Alongside domestic cost-cutting, Blume is waging a battle on the regulatory front. Together with Mercedes-Benz CEO Ola Källenius, he has criticised the European Union's climate targets for 2030, warning that strict penalties would leave German automakers at a disadvantage against Chinese and US rivals. Meanwhile, EU rules requiring 15% recycled content in new cars by 2032 pose another challenge, as the industry currently recycles only a fraction of the plastics used. Volkswagen is researching circular economy solutions at its Wolfsburg headquarters to close that gap.

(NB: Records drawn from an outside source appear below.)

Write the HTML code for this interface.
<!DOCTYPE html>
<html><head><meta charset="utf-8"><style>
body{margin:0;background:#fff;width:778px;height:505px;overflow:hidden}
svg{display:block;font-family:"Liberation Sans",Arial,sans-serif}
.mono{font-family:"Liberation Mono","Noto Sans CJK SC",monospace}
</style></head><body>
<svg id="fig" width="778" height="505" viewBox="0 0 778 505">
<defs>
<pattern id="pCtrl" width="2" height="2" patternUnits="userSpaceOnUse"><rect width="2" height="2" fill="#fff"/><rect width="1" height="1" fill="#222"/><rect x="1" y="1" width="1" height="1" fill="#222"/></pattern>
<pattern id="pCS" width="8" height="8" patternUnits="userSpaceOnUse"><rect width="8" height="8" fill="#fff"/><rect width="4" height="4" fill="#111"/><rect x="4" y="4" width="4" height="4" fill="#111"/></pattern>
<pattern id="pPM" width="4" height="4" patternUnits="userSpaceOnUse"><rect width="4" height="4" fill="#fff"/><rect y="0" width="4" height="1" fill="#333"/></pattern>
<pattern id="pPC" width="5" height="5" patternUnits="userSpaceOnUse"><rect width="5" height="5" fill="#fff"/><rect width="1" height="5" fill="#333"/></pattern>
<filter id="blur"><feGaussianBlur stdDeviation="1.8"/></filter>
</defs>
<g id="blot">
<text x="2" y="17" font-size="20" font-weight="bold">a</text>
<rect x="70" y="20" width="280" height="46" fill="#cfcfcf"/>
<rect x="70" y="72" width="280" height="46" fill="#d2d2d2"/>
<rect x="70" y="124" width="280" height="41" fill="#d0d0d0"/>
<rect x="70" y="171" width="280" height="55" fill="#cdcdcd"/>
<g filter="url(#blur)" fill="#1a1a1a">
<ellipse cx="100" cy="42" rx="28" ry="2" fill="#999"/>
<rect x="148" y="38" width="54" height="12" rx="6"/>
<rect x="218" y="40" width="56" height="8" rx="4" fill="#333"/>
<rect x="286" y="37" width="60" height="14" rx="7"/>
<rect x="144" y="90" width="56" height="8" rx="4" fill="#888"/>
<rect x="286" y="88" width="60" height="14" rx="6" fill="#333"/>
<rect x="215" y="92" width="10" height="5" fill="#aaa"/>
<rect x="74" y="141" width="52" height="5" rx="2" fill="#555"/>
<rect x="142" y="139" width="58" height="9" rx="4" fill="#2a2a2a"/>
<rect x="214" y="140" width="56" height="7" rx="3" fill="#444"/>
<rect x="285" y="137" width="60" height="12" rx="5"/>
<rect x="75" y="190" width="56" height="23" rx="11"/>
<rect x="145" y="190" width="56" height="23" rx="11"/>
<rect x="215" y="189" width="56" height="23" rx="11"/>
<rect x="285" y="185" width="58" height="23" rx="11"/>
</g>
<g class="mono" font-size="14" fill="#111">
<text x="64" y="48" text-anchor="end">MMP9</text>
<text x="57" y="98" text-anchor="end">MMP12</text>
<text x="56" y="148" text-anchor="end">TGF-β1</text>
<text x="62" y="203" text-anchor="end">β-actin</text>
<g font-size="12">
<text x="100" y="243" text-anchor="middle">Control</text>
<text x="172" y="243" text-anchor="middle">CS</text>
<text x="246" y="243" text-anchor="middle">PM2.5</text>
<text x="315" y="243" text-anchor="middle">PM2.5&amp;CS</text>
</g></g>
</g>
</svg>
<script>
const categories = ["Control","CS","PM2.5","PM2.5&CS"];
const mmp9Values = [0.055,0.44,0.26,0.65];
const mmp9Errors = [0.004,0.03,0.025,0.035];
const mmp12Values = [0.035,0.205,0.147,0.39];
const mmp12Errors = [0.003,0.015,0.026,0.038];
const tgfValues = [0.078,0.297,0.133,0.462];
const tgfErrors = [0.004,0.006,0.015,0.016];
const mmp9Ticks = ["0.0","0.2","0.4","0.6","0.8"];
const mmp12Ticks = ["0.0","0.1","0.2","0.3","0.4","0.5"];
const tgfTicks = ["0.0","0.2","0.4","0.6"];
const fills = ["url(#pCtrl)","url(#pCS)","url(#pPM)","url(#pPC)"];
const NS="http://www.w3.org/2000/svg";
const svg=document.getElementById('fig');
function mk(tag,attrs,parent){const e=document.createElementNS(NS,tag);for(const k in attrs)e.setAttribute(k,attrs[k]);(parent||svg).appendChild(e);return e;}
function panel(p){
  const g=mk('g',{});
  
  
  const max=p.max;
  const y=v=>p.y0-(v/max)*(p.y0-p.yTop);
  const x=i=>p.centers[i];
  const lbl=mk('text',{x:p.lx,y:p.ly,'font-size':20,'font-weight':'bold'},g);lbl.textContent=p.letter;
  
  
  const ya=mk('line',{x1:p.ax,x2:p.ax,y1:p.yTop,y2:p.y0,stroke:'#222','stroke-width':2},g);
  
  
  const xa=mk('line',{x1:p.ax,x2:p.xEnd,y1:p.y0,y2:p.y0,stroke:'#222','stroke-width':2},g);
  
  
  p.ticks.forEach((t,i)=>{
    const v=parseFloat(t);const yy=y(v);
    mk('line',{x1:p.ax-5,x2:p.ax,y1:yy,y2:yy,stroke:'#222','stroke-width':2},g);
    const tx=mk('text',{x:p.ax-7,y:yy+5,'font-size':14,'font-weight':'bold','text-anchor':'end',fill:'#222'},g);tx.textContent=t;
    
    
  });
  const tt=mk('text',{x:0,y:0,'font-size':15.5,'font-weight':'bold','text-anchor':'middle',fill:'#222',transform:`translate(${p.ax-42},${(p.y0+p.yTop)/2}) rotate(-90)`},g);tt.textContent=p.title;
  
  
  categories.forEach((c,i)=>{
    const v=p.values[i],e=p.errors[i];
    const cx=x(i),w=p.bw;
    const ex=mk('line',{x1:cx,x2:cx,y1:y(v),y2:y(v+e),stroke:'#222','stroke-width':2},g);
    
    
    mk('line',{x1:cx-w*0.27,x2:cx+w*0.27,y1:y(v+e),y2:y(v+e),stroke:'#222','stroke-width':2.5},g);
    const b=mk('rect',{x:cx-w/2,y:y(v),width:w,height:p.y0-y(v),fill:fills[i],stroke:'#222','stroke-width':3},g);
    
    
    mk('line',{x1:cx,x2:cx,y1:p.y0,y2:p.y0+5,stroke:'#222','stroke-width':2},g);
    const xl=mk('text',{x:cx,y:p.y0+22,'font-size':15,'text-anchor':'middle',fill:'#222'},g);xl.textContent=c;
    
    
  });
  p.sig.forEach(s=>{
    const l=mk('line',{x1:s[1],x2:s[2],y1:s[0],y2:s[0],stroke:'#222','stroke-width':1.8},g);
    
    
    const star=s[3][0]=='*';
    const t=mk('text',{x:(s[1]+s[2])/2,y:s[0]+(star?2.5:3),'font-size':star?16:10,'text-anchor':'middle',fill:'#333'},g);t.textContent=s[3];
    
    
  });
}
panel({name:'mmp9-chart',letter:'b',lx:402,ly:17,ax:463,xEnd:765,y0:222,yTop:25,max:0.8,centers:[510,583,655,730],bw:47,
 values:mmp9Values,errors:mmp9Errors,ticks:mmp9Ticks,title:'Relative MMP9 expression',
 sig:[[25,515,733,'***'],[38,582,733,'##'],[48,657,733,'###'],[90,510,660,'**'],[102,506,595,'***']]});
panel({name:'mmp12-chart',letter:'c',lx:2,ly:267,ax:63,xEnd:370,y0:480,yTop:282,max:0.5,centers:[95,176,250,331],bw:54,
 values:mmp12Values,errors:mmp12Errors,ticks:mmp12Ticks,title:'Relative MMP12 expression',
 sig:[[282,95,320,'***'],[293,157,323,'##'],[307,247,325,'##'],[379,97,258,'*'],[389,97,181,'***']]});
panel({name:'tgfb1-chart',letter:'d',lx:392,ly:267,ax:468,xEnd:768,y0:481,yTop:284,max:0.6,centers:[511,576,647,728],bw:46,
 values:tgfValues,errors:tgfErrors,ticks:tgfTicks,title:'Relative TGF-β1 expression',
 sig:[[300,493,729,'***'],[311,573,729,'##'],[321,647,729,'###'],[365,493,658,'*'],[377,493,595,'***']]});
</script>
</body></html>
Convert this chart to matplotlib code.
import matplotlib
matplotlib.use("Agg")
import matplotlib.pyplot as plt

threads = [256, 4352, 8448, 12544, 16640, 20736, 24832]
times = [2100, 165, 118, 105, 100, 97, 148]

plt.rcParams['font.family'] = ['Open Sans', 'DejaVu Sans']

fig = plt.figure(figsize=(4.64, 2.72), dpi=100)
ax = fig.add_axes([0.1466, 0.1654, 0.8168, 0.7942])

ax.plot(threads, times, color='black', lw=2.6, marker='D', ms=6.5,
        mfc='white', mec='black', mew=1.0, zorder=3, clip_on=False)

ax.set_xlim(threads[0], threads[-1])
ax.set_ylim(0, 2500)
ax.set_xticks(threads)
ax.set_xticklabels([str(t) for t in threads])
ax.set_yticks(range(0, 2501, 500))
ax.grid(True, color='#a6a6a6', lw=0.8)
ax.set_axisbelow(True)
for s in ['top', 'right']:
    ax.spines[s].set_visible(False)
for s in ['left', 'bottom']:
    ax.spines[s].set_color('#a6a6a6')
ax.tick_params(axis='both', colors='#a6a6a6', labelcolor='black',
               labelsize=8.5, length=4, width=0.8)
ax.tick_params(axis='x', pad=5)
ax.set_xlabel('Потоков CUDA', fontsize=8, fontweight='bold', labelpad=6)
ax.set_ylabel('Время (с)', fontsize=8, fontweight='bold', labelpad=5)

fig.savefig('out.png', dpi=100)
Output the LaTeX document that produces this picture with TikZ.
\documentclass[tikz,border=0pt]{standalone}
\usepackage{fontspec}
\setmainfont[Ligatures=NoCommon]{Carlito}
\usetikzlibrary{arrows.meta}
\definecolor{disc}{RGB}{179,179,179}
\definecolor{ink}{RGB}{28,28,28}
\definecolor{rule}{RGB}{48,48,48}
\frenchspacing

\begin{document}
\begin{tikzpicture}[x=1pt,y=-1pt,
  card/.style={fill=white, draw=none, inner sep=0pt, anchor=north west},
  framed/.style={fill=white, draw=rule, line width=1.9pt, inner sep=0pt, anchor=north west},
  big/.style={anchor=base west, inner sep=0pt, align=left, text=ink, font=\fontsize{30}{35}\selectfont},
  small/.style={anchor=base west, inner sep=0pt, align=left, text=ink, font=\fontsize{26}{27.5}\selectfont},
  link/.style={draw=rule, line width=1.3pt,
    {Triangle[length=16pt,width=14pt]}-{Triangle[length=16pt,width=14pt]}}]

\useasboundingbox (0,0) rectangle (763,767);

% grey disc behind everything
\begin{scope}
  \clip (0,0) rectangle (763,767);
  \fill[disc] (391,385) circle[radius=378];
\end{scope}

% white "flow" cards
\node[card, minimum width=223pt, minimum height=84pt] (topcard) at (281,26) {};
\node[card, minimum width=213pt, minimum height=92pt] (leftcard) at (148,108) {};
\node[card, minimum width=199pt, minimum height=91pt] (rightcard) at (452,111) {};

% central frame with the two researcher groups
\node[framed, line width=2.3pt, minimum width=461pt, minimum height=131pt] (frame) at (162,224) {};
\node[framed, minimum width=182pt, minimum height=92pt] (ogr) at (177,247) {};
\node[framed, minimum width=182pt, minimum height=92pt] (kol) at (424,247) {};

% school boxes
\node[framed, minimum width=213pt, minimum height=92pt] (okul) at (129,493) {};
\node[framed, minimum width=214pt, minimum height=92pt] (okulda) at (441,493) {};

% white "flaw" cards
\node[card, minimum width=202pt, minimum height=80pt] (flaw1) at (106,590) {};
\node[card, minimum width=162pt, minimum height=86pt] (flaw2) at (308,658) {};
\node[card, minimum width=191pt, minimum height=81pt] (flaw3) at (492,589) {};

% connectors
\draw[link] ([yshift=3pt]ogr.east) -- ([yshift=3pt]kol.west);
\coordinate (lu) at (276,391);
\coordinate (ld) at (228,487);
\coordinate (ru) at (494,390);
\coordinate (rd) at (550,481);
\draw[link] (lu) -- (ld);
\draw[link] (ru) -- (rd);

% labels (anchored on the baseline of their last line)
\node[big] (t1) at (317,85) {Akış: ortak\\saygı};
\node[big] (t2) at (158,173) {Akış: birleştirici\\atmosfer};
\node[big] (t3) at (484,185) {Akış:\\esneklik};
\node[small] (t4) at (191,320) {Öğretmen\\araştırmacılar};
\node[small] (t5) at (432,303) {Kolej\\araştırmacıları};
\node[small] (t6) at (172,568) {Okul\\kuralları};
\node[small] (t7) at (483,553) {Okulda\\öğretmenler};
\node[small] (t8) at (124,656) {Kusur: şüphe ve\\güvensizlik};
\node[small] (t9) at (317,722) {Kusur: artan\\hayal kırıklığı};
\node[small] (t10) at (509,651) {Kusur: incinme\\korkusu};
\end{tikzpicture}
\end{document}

Investors will get their first chance to grill management in person at the annual general meeting on Thursday, 18 June 2026. Blume is expected to present further details of the restructuring, but the gathering is likely to be tense after recent worker protests in Kassel over plant closures and job losses. The next hard financial data will follow on 24 July, when Volkswagen publishes its half-year report — a critical test of whether the volume brands can sustain their growth trajectory while squeezing costs.

For now, the stock remains a story of competing forces: a commercial vehicles unit gaining traction and visibility, and a parent company shedding thousands of jobs to protect margins. The market has priced in neither the full upside of the marketing push nor the total impact of the austerity drive. Both narratives will be tested in the coming weeks.